Of the lines below, how many hold the string "this"? Give only the number.

— Begin Record excerpts —

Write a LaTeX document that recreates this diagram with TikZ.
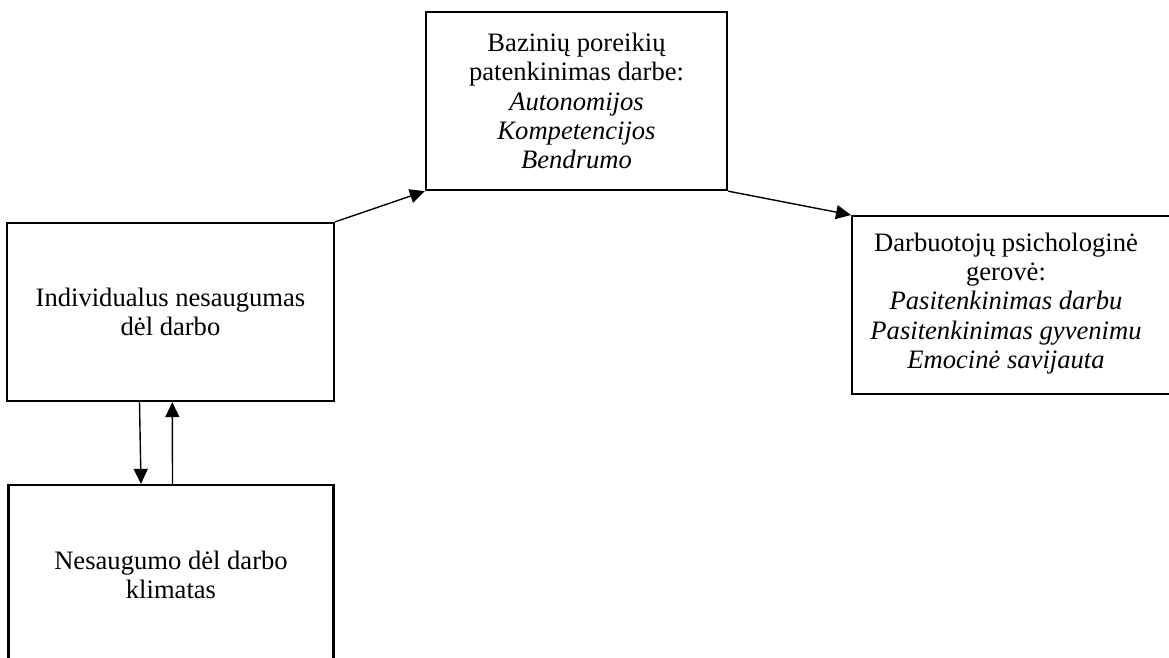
\documentclass[tikz,border=0pt]{standalone}
\usepackage{fontspec}
\setmainfont{Liberation Serif}
\usetikzlibrary{arrows.meta}
\begin{document}
\begin{tikzpicture}[x=1pt,y=-1pt,
  box/.style={draw, line width=2.3pt, rectangle, inner sep=0pt},
  txt/.style={align=center, font=\fontsize{26.6}{29.4}\selectfont, inner sep=0pt},
  link/.style={line width=1.4pt, -{Triangle[length=15pt,width=14pt]}}]
\useasboundingbox (0,0) rectangle (1169,657);
\clip (0,0) rectangle (1169,657);

% individual job insecurity
\node[box, txt, minimum width=327pt, minimum height=178pt] (ind) at (170.5,312)
  {Individualus nesaugumas\\dėl darbo};

% job insecurity climate
\node[box, txt, minimum width=325pt, minimum height=180pt] (clim) at (171,575)
  {Nesaugumo dėl darbo\\klimatas};

% basic needs satisfaction
\node[box, txt, minimum width=301pt, minimum height=178pt] (needs) at (576.5,101)
  {Bazinių poreikių\\patenkinimas darbe:\\\textit{Autonomijos}\\\textit{Kompetencijos}\\\textit{Bendrumo}};

% psychological well-being
\node[box, minimum width=330pt, minimum height=178pt, anchor=north west] (wellbox) at (851,215) {};
\node[txt] (well) at (1006,303.5)
  {Darbuotojų psichologinė\\gerovė:\\\textit{Pasitenkinimas darbu}\\\textit{Pasitenkinimas gyvenimu}\\\textit{Emocinė savijauta}};

% connectors
\draw[link] (ind.north east) -- (needs.south west);
\draw[link] (needs.south east) -- (wellbox.north west);
\draw[link] ([xshift=-31pt]ind.south) -- ([xshift=-30pt]clim.north);
\draw[link] ([xshift=1.5pt]clim.north) -- ([xshift=1.8pt]ind.south);
\end{tikzpicture}
\end{document}
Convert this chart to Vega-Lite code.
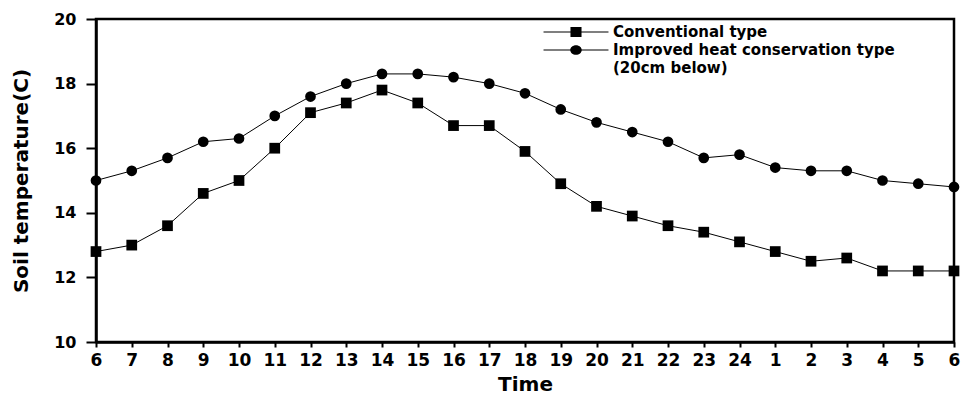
{
  "$schema": "https://vega.github.io/schema/vega-lite/v6.json",
  "width": 858,
  "height": 323,
  "autosize": {"type": "none"},
  "padding": {"left": 96, "top": 19, "right": 10, "bottom": 55},
  "background": "white",
  "config": {
    "view": {"stroke": "black", "strokeWidth": 2.5},
    "font": "DejaVu Sans",
    "axis": {
      "domainColor": "black", "domainWidth": 2.5, "tickColor": "black", "tickWidth": 2,
      "labelColor": "black", "labelFont": "DejaVu Sans", "labelFontWeight": "bold",
      "titleColor": "black", "titleFont": "DejaVu Sans", "titleFontWeight": "bold",
      "grid": false
    }
  },
  "data": {
    "values": [
      {"time": "6", "series": "Conventional type", "temp": 12.8},
      {"time": "7", "series": "Conventional type", "temp": 13.0},
      {"time": "8", "series": "Conventional type", "temp": 13.6},
      {"time": "9", "series": "Conventional type", "temp": 14.6},
      {"time": "10", "series": "Conventional type", "temp": 15.0},
      {"time": "11", "series": "Conventional type", "temp": 16.0},
      {"time": "12", "series": "Conventional type", "temp": 17.1},
      {"time": "13", "series": "Conventional type", "temp": 17.4},
      {"time": "14", "series": "Conventional type", "temp": 17.8},
      {"time": "15", "series": "Conventional type", "temp": 17.4},
      {"time": "16", "series": "Conventional type", "temp": 16.7},
      {"time": "17", "series": "Conventional type", "temp": 16.7},
      {"time": "18", "series": "Conventional type", "temp": 15.9},
      {"time": "19", "series": "Conventional type", "temp": 14.9},
      {"time": "20", "series": "Conventional type", "temp": 14.2},
      {"time": "21", "series": "Conventional type", "temp": 13.9},
      {"time": "22", "series": "Conventional type", "temp": 13.6},
      {"time": "23", "series": "Conventional type", "temp": 13.4},
      {"time": "24", "series": "Conventional type", "temp": 13.1},
      {"time": "1", "series": "Conventional type", "temp": 12.8},
      {"time": "2", "series": "Conventional type", "temp": 12.5},
      {"time": "3", "series": "Conventional type", "temp": 12.6},
      {"time": "4", "series": "Conventional type", "temp": 12.2},
      {"time": "5", "series": "Conventional type", "temp": 12.2},
      {"time": "6 ", "series": "Conventional type", "temp": 12.2},
      {"time": "6", "series": "Improved heat conservation type", "temp": 15.0},
      {"time": "7", "series": "Improved heat conservation type", "temp": 15.3},
      {"time": "8", "series": "Improved heat conservation type", "temp": 15.7},
      {"time": "9", "series": "Improved heat conservation type", "temp": 16.2},
      {"time": "10", "series": "Improved heat conservation type", "temp": 16.3},
      {"time": "11", "series": "Improved heat conservation type", "temp": 17.0},
      {"time": "12", "series": "Improved heat conservation type", "temp": 17.6},
      {"time": "13", "series": "Improved heat conservation type", "temp": 18.0},
      {"time": "14", "series": "Improved heat conservation type", "temp": 18.3},
      {"time": "15", "series": "Improved heat conservation type", "temp": 18.3},
      {"time": "16", "series": "Improved heat conservation type", "temp": 18.2},
      {"time": "17", "series": "Improved heat conservation type", "temp": 18.0},
      {"time": "18", "series": "Improved heat conservation type", "temp": 17.7},
      {"time": "19", "series": "Improved heat conservation type", "temp": 17.2},
      {"time": "20", "series": "Improved heat conservation type", "temp": 16.8},
      {"time": "21", "series": "Improved heat conservation type", "temp": 16.5},
      {"time": "22", "series": "Improved heat conservation type", "temp": 16.2},
      {"time": "23", "series": "Improved heat conservation type", "temp": 15.7},
      {"time": "24", "series": "Improved heat conservation type", "temp": 15.8},
      {"time": "1", "series": "Improved heat conservation type", "temp": 15.4},
      {"time": "2", "series": "Improved heat conservation type", "temp": 15.3},
      {"time": "3", "series": "Improved heat conservation type", "temp": 15.3},
      {"time": "4", "series": "Improved heat conservation type", "temp": 15.0},
      {"time": "5", "series": "Improved heat conservation type", "temp": 14.9},
      {"time": "6 ", "series": "Improved heat conservation type", "temp": 14.8}
    ]
  },
  "encoding": {
    "x": {
      "field": "time", "type": "ordinal", "sort": null,
      "scale": {"type": "point", "padding": 0},
      "axis": {
        "title": "Time", "titleFontSize": 20, "titlePadding": 6,
        "labelAngle": 0, "labelFontSize": 17, "labelPadding": 5, "tickSize": 5,
        "labelExpr": "trim(datum.label)"
      }
    },
    "y": {
      "field": "temp", "type": "quantitative",
      "scale": {"domain": [10, 20], "nice": false, "zero": false},
      "axis": {
        "title": "Soil temperature(C)", "titleFontSize": 20, "titlePadding": 22,
        "values": [10, 12, 14, 16, 18, 20], "labelFontSize": 16, "labelPadding": 10, "tickSize": 10
      }
    }
  },
  "layer": [
    {
      "mark": {"type": "line", "color": "black", "strokeWidth": 1},
      "encoding": {"detail": {"field": "series"}}
    },
    {
      "mark": {"type": "point", "filled": true, "color": "black", "opacity": 1, "size": 115},
      "encoding": {
        "shape": {
          "field": "series", "type": "nominal",
          "scale": {"domain": ["Conventional type", "Improved heat conservation type"], "range": ["square", "circle"]},
          "legend": null
        }
      }
    },
    {
      "transform": [{"filter": "false"}],
      "mark": {"type": "point", "filled": true, "color": "black", "opacity": 1, "size": 256},
      "encoding": {
        "shape": {
          "field": "series", "type": "nominal",
          "scale": {
            "domain": ["Conventional type", "Improved heat conservation type", "(20cm below)"],
            "range": [
              "M-4.06,-0.0625H4.06V0.0625H-4.06Z M-0.69,-0.625H0.69V0.625H-0.69Z",
              "M-4.06,-0.0625H4.06V0.0625H-4.06Z M-0.72,0A0.72,0.6,0,1,1,0.72,0A0.72,0.6,0,1,1,-0.72,0Z",
              "M0,0"
            ]
          },
          "legend": {
            "title": null, "orient": "none", "legendX": 472, "legendY": 5,
            "padding": 0, "rowPadding": 2, "symbolSize": 256, "labelOffset": 29,
            "labelFont": "DejaVu Sans", "labelFontWeight": "bold", "labelFontSize": 15, "labelColor": "black",
            "symbolFillColor": "black", "symbolStrokeWidth": 0, "symbolOpacity": 1, "labelLimit": 400
          }
        }
      }
    }
  ],
  "resolve": {"scale": {"shape": "independent"}, "legend": {"shape": "independent"}}
}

— End Record excerpts —

Answer to the problem » 2